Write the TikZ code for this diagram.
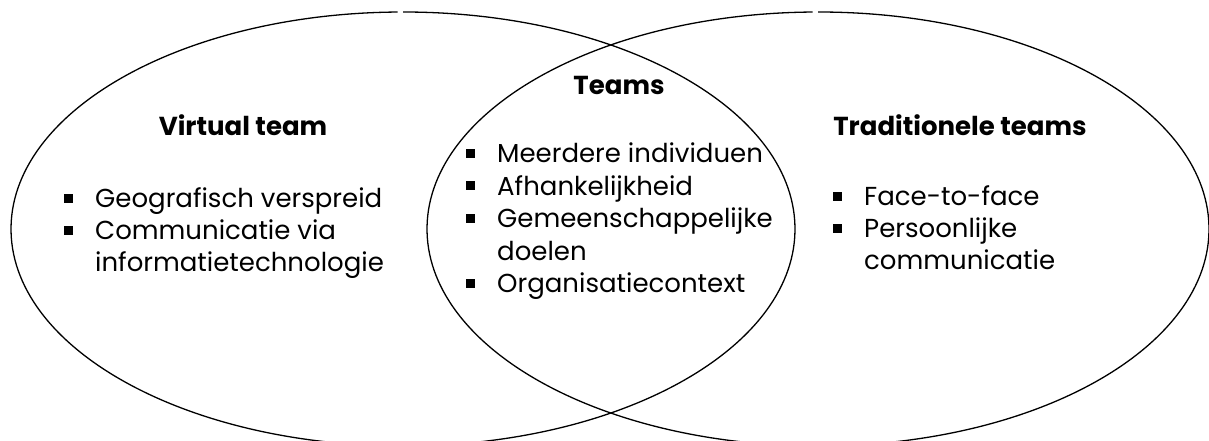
\documentclass[tikz,border=0pt]{standalone}
\usepackage{fontspec}
\setmainfont{Poppins}
% square list marker followed by the gap up to the item text
\newcommand\sqbul{\rule[5pt]{9pt}{9pt}\hspace{22pt}}
\begin{document}
\begin{tikzpicture}[x=1pt,y=1pt,
  ring/.style={draw=black,line width=1.3pt},
  head/.style={inner sep=0pt,anchor=base,font=\fontsize{26}{31}\selectfont\bfseries},
  item/.style={inner sep=0pt,anchor=base west,font=\fontsize{26}{31}\selectfont}]
\useasboundingbox (0,0) rectangle (1209,441);
\clip (0,0) rectangle (1209,441);
% two overlapping ellipses, each with a small seam just left of its top
\coordinate (lc) at (403,212);
\coordinate (rc) at (818,212);
\draw[ring] ([shift={(90.8:392 and 217)}]lc) arc[start angle=90.8,end angle=450,x radius=392,y radius=217];
\draw[ring] ([shift={(90.8:391 and 217)}]rc) arc[start angle=90.8,end angle=450,x radius=391,y radius=217];
% headings
\node[head] (hv) at (243,305) {Virtual team};
\node[head] (ht) at (619,346) {Teams};
\node[head] (hr) at (960,305) {Traditionele teams};
% left list
\node[item] (l1) at (64,233) {\sqbul Geografisch verspreid};
\node[item] (l2) at (64,201) {\sqbul Communicatie via};
\node[item] (l3) at (95,169) {informatietechnologie};
% middle list
\node[item] (m1) at (466,278) {\sqbul Meerdere individuen};
\node[item] (m2) at (466,245.5) {\sqbul Afhankelijkheid};
\node[item] (m3) at (466,213) {\sqbul Gemeenschappelijke};
\node[item] (m4) at (497,180.5) {doelen};
\node[item] (m5) at (466,148) {\sqbul Organisatiecontext};
% right list
\node[item] (r1) at (833,235) {\sqbul Face-to-face};
\node[item] (r2) at (833,203) {\sqbul Persoonlijke};
\node[item] (r3) at (864,171) {communicatie};
\end{tikzpicture}
\end{document}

WHAT THE EXERCISE ASKS:
Repeat all the data as it stands, dropping any images it holds.

TASK SOLUTION:
Write the TikZ code for this diagram.
\documentclass[tikz,border=0pt]{standalone}
\usepackage{fontspec}
\setmainfont{Poppins}
% square list marker followed by the gap up to the item text
\newcommand\sqbul{\rule[5pt]{9pt}{9pt}\hspace{22pt}}
\begin{document}
\begin{tikzpicture}[x=1pt,y=1pt,
  ring/.style={draw=black,line width=1.3pt},
  head/.style={inner sep=0pt,anchor=base,font=\fontsize{26}{31}\selectfont\bfseries},
  item/.style={inner sep=0pt,anchor=base west,font=\fontsize{26}{31}\selectfont}]
\useasboundingbox (0,0) rectangle (1209,441);
\clip (0,0) rectangle (1209,441);
% two overlapping ellipses, each with a small seam just left of its top
\coordinate (lc) at (403,212);
\coordinate (rc) at (818,212);
\draw[ring] ([shift={(90.8:392 and 217)}]lc) arc[start angle=90.8,end angle=450,x radius=392,y radius=217];
\draw[ring] ([shift={(90.8:391 and 217)}]rc) arc[start angle=90.8,end angle=450,x radius=391,y radius=217];
% headings
\node[head] (hv) at (243,305) {Virtual team};
\node[head] (ht) at (619,346) {Teams};
\node[head] (hr) at (960,305) {Traditionele teams};
% left list
\node[item] (l1) at (64,233) {\sqbul Geografisch verspreid};
\node[item] (l2) at (64,201) {\sqbul Communicatie via};
\node[item] (l3) at (95,169) {informatietechnologie};
% middle list
\node[item] (m1) at (466,278) {\sqbul Meerdere individuen};
\node[item] (m2) at (466,245.5) {\sqbul Afhankelijkheid};
\node[item] (m3) at (466,213) {\sqbul Gemeenschappelijke};
\node[item] (m4) at (497,180.5) {doelen};
\node[item] (m5) at (466,148) {\sqbul Organisatiecontext};
% right list
\node[item] (r1) at (833,235) {\sqbul Face-to-face};
\node[item] (r2) at (833,203) {\sqbul Persoonlijke};
\node[item] (r3) at (864,171) {communicatie};
\end{tikzpicture}
\end{document}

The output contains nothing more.